Incorrect spelling and poor grammar has nothing at all to do with text speak, from my point of view you guys are well "off topic" personally I feel the forum is a great asset and source of information and due consideration should be given to the people "new be's who visit us, most of which will be considering life changing decisions, and have probably never left their home country. Keep text speak for the sand pit or Ep lounge. If its allowed?

But I was not aware you had to be a graduate in English to be a member of this forum.

Last word remove the spec from your own eye before you try to remove the plank from that of your brother / sister Laughed Out Load LOL  you all do it and LOL is pure text speak at its best think on


----------



## katiepotato (Apr 29, 2008)

Adrian - I take your point that bad grammar and text speak are two separate issues. However, look at the people who have responded to this thread - most are long-term, regular contributors who have provided the information which makes the forum the asset that it is. I don't think anyone is saying you have to be an English Language graduate, but it is much easier to give a meaningful response when the question asked is constructed in a legible manner. Unless I'm mistaken, that's why text speak is banned. 

Yes, we all use abbreviations from time to time, but not to the extent that a post is impossible to understand. Also, where an abbreviation is used that someone doesn't understand, the explanation is usually quickly provided. 

I'm not a moderator but I don't think text speak is allowed anywhere on the forum, not even in the lounge.


----------



## adrianh (Sep 20, 2008)

My point is simple people visit this site looking for serious advice but bad English should not be be confused with text speak


----------



## pamela0810 (Apr 5, 2010)

Text speak is for SMSes, not for forum discussions, business email or anything where you would like to be taken seriously. If one is looking for serious advice from members who actually take the time to respond with genuine answers, the least that person can do is post a proper question using whole words.


----------



## jojo (Sep 20, 2007)

Emotion abbreviations and "smilies"are used simply to add emotion to an otherwise bland medium and yto give some character to our posts and ourselves. As Pam says, text speak is for sending fun, informal messages/SMS's to friends on your mobiles, not for discussing and learning about life changing issues on the forum

Jo xx


----------



## pamela0810 (Apr 5, 2010)

A perfect example of how text speak has ruined the English language: http://www.expatforum.com/expats/du...i/84040-teachers-mirdif-dubai.html#post584553

There's a "ur" and a "your" instead of a "you are". This has been posted by a native English speaking teacher. A little worrying if you have kids going to school in Mirdif


----------



## Scottishnewbie (Oct 19, 2011)

There are quite a few mistakes on that thread from post to post. Does not inspire confidence I'm afraid!


----------



## MaidenScotland (Jun 6, 2009)

Text speak is not allowed on any page of the forum.
We mods are not allowed to use it in our private area.. our posts would also be deleted and we would receive an infraction.


----------



## GreyGT-C (Dec 23, 2011)

you deleted one of my posts for using the word "thru". It is listed in Webster's as an alternate spelling of "through". The run on sentences and lack of punctuation around here is far worse in my opinion. 

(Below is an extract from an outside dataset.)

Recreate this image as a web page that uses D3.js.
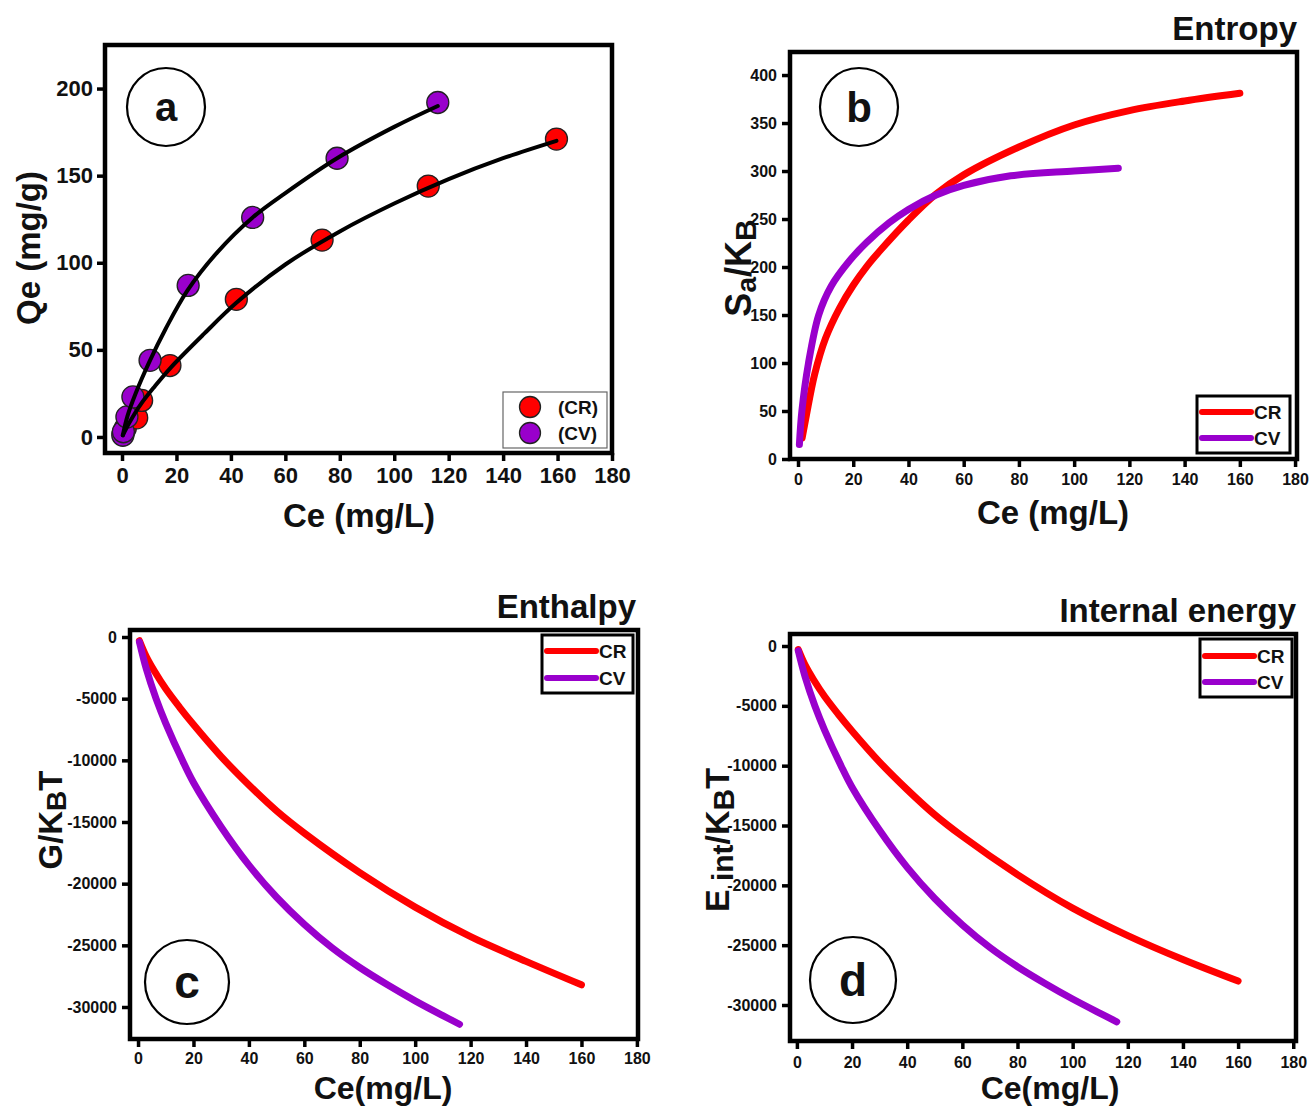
<!DOCTYPE html>
<html>
<head>
<meta charset="utf-8">
<script src="https://cdn.jsdelivr.net/npm/d3@7"></script>
<style>
  body { margin: 0; background: #ffffff; }
  text { font-family: Arial, "Liberation Sans", sans-serif; font-weight: bold; fill: #111; }
</style>
</head>
<body>
<svg id="chart" width="1310" height="1109"></svg>
<script>
// ---- data ----
let ceTicks = [0, 20, 40, 60, 80, 100, 120, 140, 160, 180]
let qeTicks = [0, 50, 100, 150, 200]
let saTicks = [0, 50, 100, 150, 200, 250, 300, 350, 400]
let energyTicks = [0, -5000, -10000, -15000, -20000, -25000, -30000]
let seriesNames = ['CR', 'CV']
let seriesColors = ['#ff0000', '#9900cc']

// (a) experimental isotherm points
let crCe = [0.4, 1.2, 5.4, 7.2, 17.6, 42, 73.5, 112.5, 159.6]
let crQe = [2, 5, 11, 21, 41, 79, 113, 144, 171]
let cvCe = [0.3, 0.5, 1.8, 4, 10.3, 24.3, 48, 79, 116]
let cvQe = [1, 3, 11.5, 23, 44, 87, 126, 160, 192]

// (a) fitted curves
let crFitCe = [0.3, 3, 7, 12, 18, 30, 42, 60, 80, 100, 120, 140, 159.6]
let crFitQe = [1, 9, 19, 29, 40, 59, 77, 99, 118, 134, 148, 160, 170]
let cvFitCe = [0.3, 2, 5, 10, 16, 24, 35, 48, 60, 79, 100, 116]
let cvFitQe = [1, 12, 25, 43, 62, 84, 106, 126, 140, 160, 178, 190]

// (b) entropy Sa/KB
let entCRce = [1.5, 3, 6, 10, 15, 20, 25, 30, 40, 50, 60, 80, 100, 120, 140, 160]
let entCR = [22, 45, 88, 126, 157, 181, 201, 218, 249, 276, 296, 325, 348, 363, 373, 381]
let entCVce = [0.5, 1.4, 3.8, 7.5, 12, 18.8, 25, 33, 40, 50, 60, 77, 100, 116]
let entCV = [15, 50, 100, 150, 180, 207, 226, 246, 260, 275, 285, 295, 300, 303]

// (c) enthalpy G/KBT
let gCRce = [0.5, 3, 6, 10, 15, 20, 30, 40, 50, 60, 80, 100, 120, 140, 160]
let gCR = [-300, -1600, -2800, -4200, -5700, -7100, -9700, -12000, -14100, -15900, -19100, -21900, -24300, -26300, -28200]
let gCVce = [0.5, 3, 6.5, 10, 16, 20, 30, 40, 50, 60, 70, 80, 90, 100, 110, 116]
let gCV = [-400, -2600, -5000, -7000, -10000, -11800, -15400, -18500, -21100, -23300, -25200, -26800, -28200, -29500, -30700, -31400]

// (d) internal energy E int/KBT
let eCRce = [0.5, 3, 6, 10, 15, 20, 30, 40, 50, 60, 80, 100, 120, 140, 160]
let eCR = [-300, -1600, -2800, -4200, -5700, -7100, -9700, -12000, -14100, -15900, -19100, -21900, -24200, -26200, -28000]
let eCVce = [0.5, 3, 6.5, 10, 16, 20, 30, 40, 50, 60, 70, 80, 90, 100, 110, 116]
let eCV = [-400, -2600, -5000, -7000, -10000, -11800, -15400, -18500, -21100, -23300, -25200, -26800, -28200, -29500, -30700, -31400]

let svg = d3.select('#chart')

// zip two arrays into point objects
function pts(xs, ys) {
    return xs.map((v, i) => ({ x: v, y: ys[i] }))
}

// build one framed panel with outward ticks
function makePanel(cfg) {
    let g = svg.append('g')
    let x = d3.scaleLinear().domain(cfg.xDomain).range([cfg.left, cfg.right])
    let y = d3.scaleLinear().domain(cfg.yDomain).range([cfg.bottom, cfg.top])

    let xAxis = g.append('g')
        .attr('transform', `translate(0,${cfg.bottom})`)
        .call(d3.axisBottom(x).tickValues(ceTicks).tickSize(8).tickPadding(cfg.xPad).tickFormat(d => String(d)))
    let yAxis = g.append('g')
        .attr('transform', `translate(${cfg.left},0)`)
        .call(d3.axisLeft(y).tickValues(cfg.yTicks).tickSize(8).tickPadding(cfg.yPad).tickFormat(d => String(d)))

    ;[xAxis, yAxis].forEach(ax => {
        ax.select('.domain').remove()
        ax.selectAll('line').attr('stroke', '#000').attr('stroke-width', 3.5)
        ax.selectAll('text')
            .attr('font-size', cfg.tickFont)
            .attr('font-family', 'Arial, "Liberation Sans", sans-serif')
            .attr('font-weight', 'bold')
            .attr('fill', '#111')
    })

    // frame
    g.append('rect')
        .attr('x', cfg.left)
        .attr('y', cfg.top)
        .attr('width', cfg.right - cfg.left)
        .attr('height', cfg.bottom - cfg.top)
        .attr('fill', 'none')
        .attr('stroke', '#000')
        .attr('stroke-width', 4.5)

    return { g: g, x: x, y: y }
}

// circled panel letter
function panelLetter(g, cx, cy, r, letter, size) {
    g.append('circle')
        .attr('cx', cx).attr('cy', cy).attr('r', r)
        .attr('fill', 'none').attr('stroke', '#000').attr('stroke-width', 2.2)
    g.append('text')
        .attr('x', cx).attr('y', cy)
        .attr('dy', '0.35em')
        .attr('text-anchor', 'middle')
        .attr('font-size', size)
        .text(letter)
}

// thick line legend used in b, c, d
function lineLegend(g, bx, by, bw, bh, rows) {
    g.append('rect')
        .attr('x', bx).attr('y', by).attr('width', bw).attr('height', bh)
        .attr('fill', '#fff').attr('stroke', '#000').attr('stroke-width', 3)
    seriesNames.forEach((name, i) => {
        g.append('line')
            .attr('x1', bx + 5).attr('x2', bx + 54)
            .attr('y1', rows[i]).attr('y2', rows[i])
            .attr('stroke', seriesColors[i]).attr('stroke-width', 6)
            .attr('stroke-linecap', 'round')
        g.append('text')
            .attr('x', bx + 57).attr('y', rows[i])
            .attr('dy', '0.36em')
            .attr('font-size', 19)
            .text(name)
    })
}

// draw thick coloured curves for one panel
function drawCurves(p, sets) {
    let line = d3.line().x(d => p.x(d.x)).y(d => p.y(d.y)).curve(d3.curveCatmullRom.alpha(0.5))
    sets.forEach((set, i) => {
        p.g.append('path')
            .attr('d', line(set))
            .attr('fill', 'none')
            .attr('stroke', seriesColors[i])
            .attr('stroke-width', 7)
            .attr('stroke-linecap', 'round')
    })
}

// ========== (a) adsorption isotherm ==========
let pa = makePanel({
    left: 105, right: 612, top: 45, bottom: 453,
    xDomain: [-6.25, 180], yDomain: [-9.2, 225],
    yTicks: qeTicks, tickFont: 22, xPad: 6, yPad: 4
})

let expSets = [pts(crCe, crQe), pts(cvCe, cvQe)]
expSets.forEach((set, i) => {
    pa.g.append('g').selectAll('circle')
        .data(set)
        .join('circle')
        .attr('cx', d => pa.x(d.x))
        .attr('cy', d => pa.y(d.y))
        .attr('r', 11)
        .attr('fill', seriesColors[i])
        .attr('stroke', '#222')
        .attr('stroke-width', 1.3)
})

let lineA = d3.line().x(d => pa.x(d.x)).y(d => pa.y(d.y)).curve(d3.curveCatmullRom.alpha(0.5))
;[pts(crFitCe, crFitQe), pts(cvFitCe, cvFitQe)].forEach(set => {
    pa.g.append('path')
        .attr('d', lineA(set))
        .attr('fill', 'none')
        .attr('stroke', '#000')
        .attr('stroke-width', 4)
        .attr('stroke-linecap', 'round')
})

// legend with markers
pa.g.append('rect')
    .attr('x', 503).attr('y', 392).attr('width', 104).attr('height', 56)
    .attr('fill', '#fff').attr('stroke', '#666').attr('stroke-width', 1.2)
seriesNames.forEach((name, i) => {
    let ly = 407 + i * 26
    pa.g.append('circle')
        .attr('cx', 530).attr('cy', ly).attr('r', 10.5)
        .attr('fill', seriesColors[i]).attr('stroke', '#222').attr('stroke-width', 1.3)
    pa.g.append('text')
        .attr('x', 558).attr('y', ly).attr('dy', '0.36em')
        .attr('font-size', 19)
        .text(`(${name})`)
})

panelLetter(pa.g, 166, 107, 39, 'a', 40)

pa.g.append('text')
    .attr('x', 359).attr('y', 527)
    .attr('text-anchor', 'middle')
    .attr('font-size', 33)
    .text('Ce (mg/L)')
pa.g.append('text')
    .attr('transform', 'translate(28,248) rotate(-90)')
    .attr('dy', '0.35em')
    .attr('text-anchor', 'middle')
    .attr('font-size', 33)
    .text('Qe (mg/g)')

// ========== (b) entropy ==========
let pb = makePanel({
    left: 790, right: 1297, top: 52, bottom: 459,
    xDomain: [-2.9, 180.7], yDomain: [0, 424],
    yTicks: saTicks, tickFont: 16, xPad: 7, yPad: 5
})

drawCurves(pb, [pts(entCRce, entCR), pts(entCVce, entCV)])

lineLegend(pb.g, 1197, 396, 93, 57, [412, 438])
panelLetter(pb.g, 859, 107, 39, 'b', 42)

pb.g.append('text')
    .attr('x', 1297).attr('y', 40)
    .attr('text-anchor', 'end')
    .attr('font-size', 33)
    .text('Entropy')
pb.g.append('text')
    .attr('x', 1053).attr('y', 524)
    .attr('text-anchor', 'middle')
    .attr('font-size', 33)
    .text('Ce (mg/L)')
let sLab = pb.g.append('text')
    .attr('transform', 'translate(740,268) rotate(-90)')
    .attr('dy', '0.3em')
    .attr('text-anchor', 'middle')
    .attr('font-size', 36)
sLab.append('tspan').text('S')
sLab.append('tspan').attr('font-size', 28).attr('baseline-shift', '-18%').text('a')
sLab.append('tspan').text('/K')
sLab.append('tspan').attr('font-size', 30).attr('baseline-shift', '-18%').text('B')

// ========== (c) enthalpy ==========
let pc = makePanel({
    left: 130, right: 638, top: 630, bottom: 1039,
    xDomain: [-2.9, 180.4], yDomain: [-32595, 568],
    yTicks: energyTicks, tickFont: 16, xPad: 6, yPad: 5
})

drawCurves(pc, [pts(gCRce, gCR), pts(gCVce, gCV)])

lineLegend(pc.g, 542, 635, 91, 58, [651, 678])
panelLetter(pc.g, 187, 982, 42, 'c', 46)

pc.g.append('text')
    .attr('x', 636).attr('y', 618)
    .attr('text-anchor', 'end')
    .attr('font-size', 33)
    .text('Enthalpy')
pc.g.append('text')
    .attr('x', 383).attr('y', 1099)
    .attr('text-anchor', 'middle')
    .attr('font-size', 32)
    .text('Ce(mg/L)')
let gLab = pc.g.append('text')
    .attr('transform', 'translate(50,820) rotate(-90)')
    .attr('dy', '0.35em')
    .attr('text-anchor', 'middle')
    .attr('font-size', 33)
gLab.append('tspan').text('G/K')
gLab.append('tspan').attr('font-size', 28).attr('baseline-shift', '-15%').text('B')
gLab.append('tspan').text('T')

// ========== (d) internal energy ==========
let pd = makePanel({
    left: 790, right: 1296, top: 634, bottom: 1041,
    xDomain: [-2.5, 181], yDomain: [-33008, 1003],
    yTicks: energyTicks, tickFont: 16, xPad: 8, yPad: 5
})

drawCurves(pd, [pts(eCRce, eCR), pts(eCVce, eCV)])

lineLegend(pd.g, 1200, 639, 92, 58, [656, 682])
panelLetter(pd.g, 853, 980, 43, 'd', 46)

pd.g.append('text')
    .attr('x', 1296).attr('y', 622)
    .attr('text-anchor', 'end')
    .attr('font-size', 33)
    .text('Internal energy')
pd.g.append('text')
    .attr('x', 1050).attr('y', 1099)
    .attr('text-anchor', 'middle')
    .attr('font-size', 32)
    .text('Ce(mg/L)')
let eLab = pd.g.append('text')
    .attr('transform', 'translate(717,840) rotate(-90)')
    .attr('dy', '0.35em')
    .attr('text-anchor', 'middle')
    .attr('font-size', 34)
eLab.append('tspan').text('E')
eLab.append('tspan').attr('font-size', 30).attr('baseline-shift', '-12%').text(' int')
eLab.append('tspan').text('/K')
eLab.append('tspan').attr('font-size', 30).attr('baseline-shift', '-15%').text('B')
eLab.append('tspan').text('T')
</script>
</body>
</html>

Would my post get deleted if i asked where i could rent a limo for the night instead of limousine?


----------



## jojo (Sep 20, 2007)

GreyGT-C said:


> you deleted one of my posts for using the word "thru". It is listed in Webster's as an alternate spelling of "through". The run on sentences and lack of punctuation around here is far worse in my opinion.
> 
> Would my post get deleted if i asked where i could rent a limo for the night instead of limousine?


whr I cd rnt a limo 4 th nt????

and I use the word "thru" too. Lets not get too anal about it. As long as we spell correctly and get our points across in a polite and well structured way, so that other folk can understand. We just dont want to end up with posts full of abbreviations and text messages!

Jo xxx


----------



## Bigjimbo (Oct 28, 2010)

*Jojo..............


----------